The Arcanics are the ones getting the raw end of that particular deal, and for this issue, most of the ones that we see are children, miniature cyclopses or a tiny, huge-eyed fox-girl that looks like Cindy Lou Who on her way to the Sonic the Hedgehog convention. It's an aesthetic that's almost hilariously manipulative, the comics equivalent of having someone point a gun at an adorable puppy in order to get you to care, but again, it's one of those moments where Liu and Takeda elevate what they're doing to something better.

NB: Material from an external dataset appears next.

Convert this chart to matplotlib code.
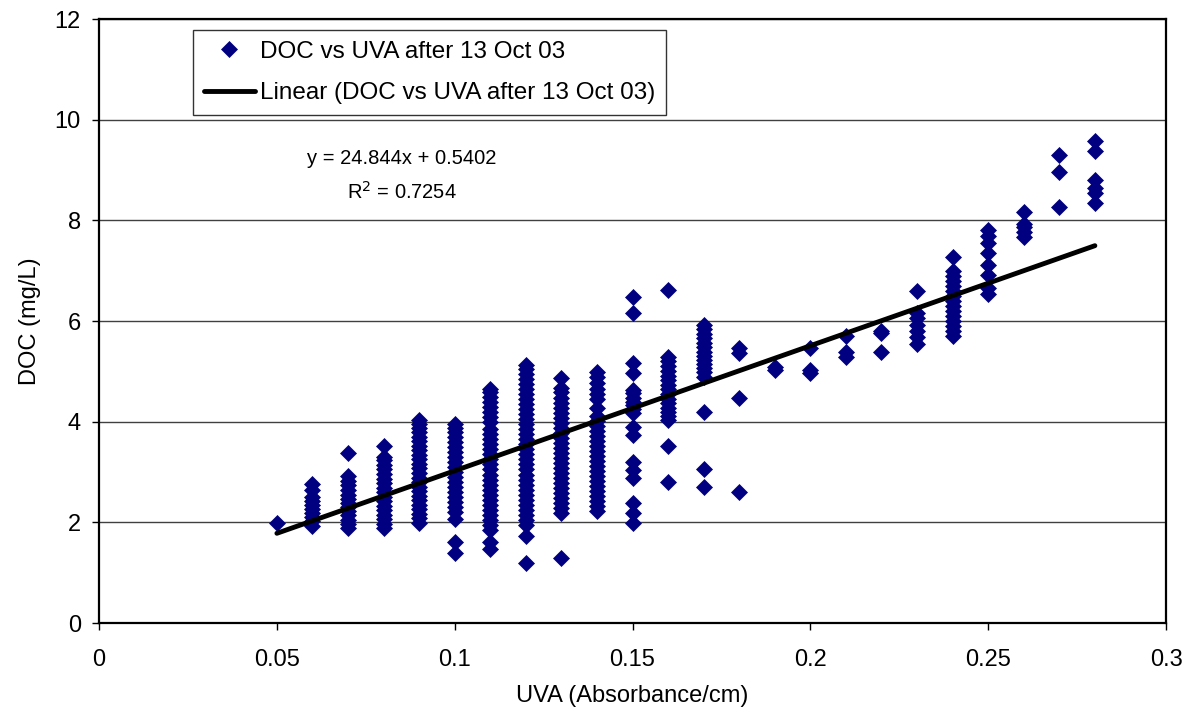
import numpy as np
import matplotlib
matplotlib.use("Agg")
import matplotlib.pyplot as plt

plt.rcParams["font.family"] = ["Liberation Sans", "DejaVu Sans"]

# UVA levels (Absorbance/cm) and the DOC readings (mg/L) at each level
uva_levels = [0.05, 0.06, 0.07, 0.08, 0.09, 0.10, 0.11, 0.12, 0.13, 0.14, 0.15, 0.16,
              0.17, 0.18, 0.19, 0.20, 0.21, 0.22, 0.23, 0.24, 0.25, 0.26, 0.27, 0.28]

doc_columns = [
    [1.98],
    [1.93, 2.02, 2.1, 2.18, 2.26, 2.34, 2.42, 2.5, 2.64, 2.76],
    [1.88, 1.96, 2.05, 2.14, 2.22, 2.3, 2.38, 2.46, 2.55, 2.64, 2.74, 2.82, 2.92, 3.38],
    [1.88, 1.97, 2.06, 2.15, 2.24, 2.33, 2.42, 2.51, 2.6, 2.69, 2.78, 2.87, 2.96, 3.05,
     3.14, 3.23, 3.3, 3.52],
    [1.99, 2.08, 2.17, 2.26, 2.35, 2.44, 2.53, 2.62, 2.71, 2.8, 2.89, 2.98, 3.07, 3.16,
     3.25, 3.34, 3.43, 3.52, 3.61, 3.7, 3.79, 3.88, 3.96, 4.03],
    [1.39, 1.6, 2.06, 2.2, 2.3, 2.4, 2.5, 2.6, 2.7, 2.8, 2.9, 3.0, 3.1, 3.2, 3.3, 3.4,
     3.5, 3.6, 3.7, 3.8, 3.88, 3.95],
    [1.47, 1.6, 1.85, 1.95, 2.05, 2.15, 2.25, 2.35, 2.45, 2.55, 2.65, 2.75, 2.85, 2.95,
     3.05, 3.15, 3.25, 3.35, 3.45, 3.55, 3.65, 3.75, 3.85, 4.0, 4.1, 4.2, 4.3, 4.4, 4.5,
     4.58, 4.65],
    [1.19, 1.72, 1.95, 2.05, 2.15, 2.25, 2.35, 2.45, 2.55, 2.65, 2.75, 2.85, 2.95, 3.05,
     3.15, 3.25, 3.35, 3.45, 3.55, 3.65, 3.75, 3.85, 3.95, 4.05, 4.15, 4.25, 4.35, 4.45,
     4.55, 4.65, 4.75, 4.85, 4.95, 5.05, 5.13],
    [1.29, 2.18, 2.28, 2.38, 2.48, 2.58, 2.68, 2.78, 2.88, 2.98, 3.08, 3.18, 3.28, 3.38,
     3.48, 3.58, 3.68, 3.78, 3.88, 3.98, 4.08, 4.18, 4.28, 4.38, 4.48, 4.58, 4.67, 4.87],
    [2.22, 2.32, 2.42, 2.52, 2.62, 2.72, 2.82, 2.92, 3.02, 3.12, 3.22, 3.32, 3.42, 3.52,
     3.62, 3.72, 3.82, 3.92, 4.02, 4.12, 4.27, 4.45, 4.55, 4.65, 4.77, 4.88, 4.99],
    [1.99, 2.19, 2.38, 2.88, 3.04, 3.2, 3.73, 3.89, 4.17, 4.25, 4.33, 4.4, 4.48, 4.56,
     4.63, 4.97, 5.17, 6.16, 6.48],
    [2.8, 3.52, 4.03, 4.12, 4.2, 4.28, 4.37, 4.46, 4.55, 4.64, 4.73, 4.82, 4.91, 5.0,
     5.1, 5.2, 5.29, 6.62],
    [2.7, 3.06, 4.19, 4.89, 4.98, 5.06, 5.14, 5.22, 5.3, 5.39, 5.48, 5.57, 5.66, 5.75,
     5.84, 5.92],
    [2.6, 4.47, 5.36, 5.46],
    [5.03, 5.09],
    [4.97, 5.02, 5.46],
    [5.28, 5.38, 5.7],
    [5.38, 5.76, 5.8],
    [5.55, 5.68, 5.8, 5.92, 6.05, 6.16, 6.6],
    [5.7, 5.8, 5.9, 6.0, 6.1, 6.2, 6.3, 6.4, 6.5, 6.6, 6.7, 6.8, 6.9, 7.0, 7.27],
    [6.53, 6.66, 6.91, 7.11, 7.35, 7.55, 7.68, 7.8],
    [7.67, 7.77, 7.86, 7.92, 8.17],
    [8.27, 8.96, 9.3],
    [8.35, 8.54, 8.64, 8.8, 9.38, 9.58],
]

# trendline as reported on the chart
slope = 24.844
intercept = 0.5402
r_squared = 0.7254

x_ticks = [0, 0.05, 0.1, 0.15, 0.2, 0.25, 0.3]
x_tick_labels = ["0", "0.05", "0.1", "0.15", "0.2", "0.25", "0.3"]
y_ticks = [0, 2, 4, 6, 8, 10, 12]

uva = np.concatenate([[u] * len(c) for u, c in zip(uva_levels, doc_columns)])
doc = np.concatenate(doc_columns)

fig = plt.figure(figsize=(11.92, 7.23), dpi=100)
ax = fig.add_axes([0.0831, 0.1383, 0.9782 - 0.0831, 0.9737 - 0.1383])

for yv in y_ticks[1:]:
    ax.axhline(yv, color="#404040", lw=1, zorder=0)

pts, = ax.plot(uva, doc, ls="none", marker="D", ms=8.6, mfc="#000080",
               mec="#000080", mew=0.5, label="DOC vs UVA after 13 Oct 03", zorder=2)

fit_x = np.array([min(uva_levels), max(uva_levels)])
fit_line, = ax.plot(fit_x, slope * fit_x + intercept, color="black", lw=3.5,
                    solid_capstyle="round", label="Linear (DOC vs UVA after 13 Oct 03)",
                    zorder=3)

ax.set_xlim(0, 0.3)
ax.set_ylim(0, 12)
ax.set_xticks(x_ticks)
ax.set_xticklabels(x_tick_labels)
ax.set_yticks(y_ticks)
ax.tick_params(direction="out", length=5, width=1, labelsize=17, pad=14)
ax.tick_params(axis="y", pad=8)
for s in ax.spines.values():
    s.set_linewidth(1.6)
    s.set_color("black")

ax.set_xlabel("UVA (Absorbance/cm)", fontsize=17, labelpad=10)
ax.set_ylabel("DOC (mg/L)", fontsize=17, labelpad=10)

leg = ax.legend(handles=[pts, fit_line], loc="upper left",
                bbox_to_anchor=(193 / 1192, 1 - 30 / 723), bbox_transform=fig.transFigure,
                fontsize=17.5, frameon=True, fancybox=False, borderpad=0.45,
                handlelength=2.1, handletextpad=0.2, labelspacing=0.8, borderaxespad=0)
leg.get_frame().set_edgecolor("black")
leg.get_frame().set_linewidth(1)

ax.text(402 / 1192, 1 - 176 / 723,
        f"y = {slope}x + {intercept}\nR$^2$ = {r_squared}",
        transform=fig.transFigure, ha="center", va="center", fontsize=14.5,
        linespacing=1.7)

fig.savefig("out.png", dpi=100)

It's consciously manipulative, but the horrors that surround everything that's happening --- all the way down to vivisection and cannibalism --- are at an extreme where it would be impossible to not feel fear on behalf of the characters. The adorableness is just the frosting on that particular anxiety cake.

And that, I think, is Monstress #1's greatest accomplishment. There's a complicated amount of world-building and an incredible hook that comes at the end, a mixture of ghosts and gods and magic bombs that can turn the tide of the war, and all that's very, very interesting. But what it really does well is that core of revenge, and the creepy, unsettling horror that makes that revenge feel necessary. It's a balance between an epic scope and a very personal desire for vengeance that makes it a very compelling first issue.

And with so much in that first issue, there are plenty of reasons to experience it for yourself.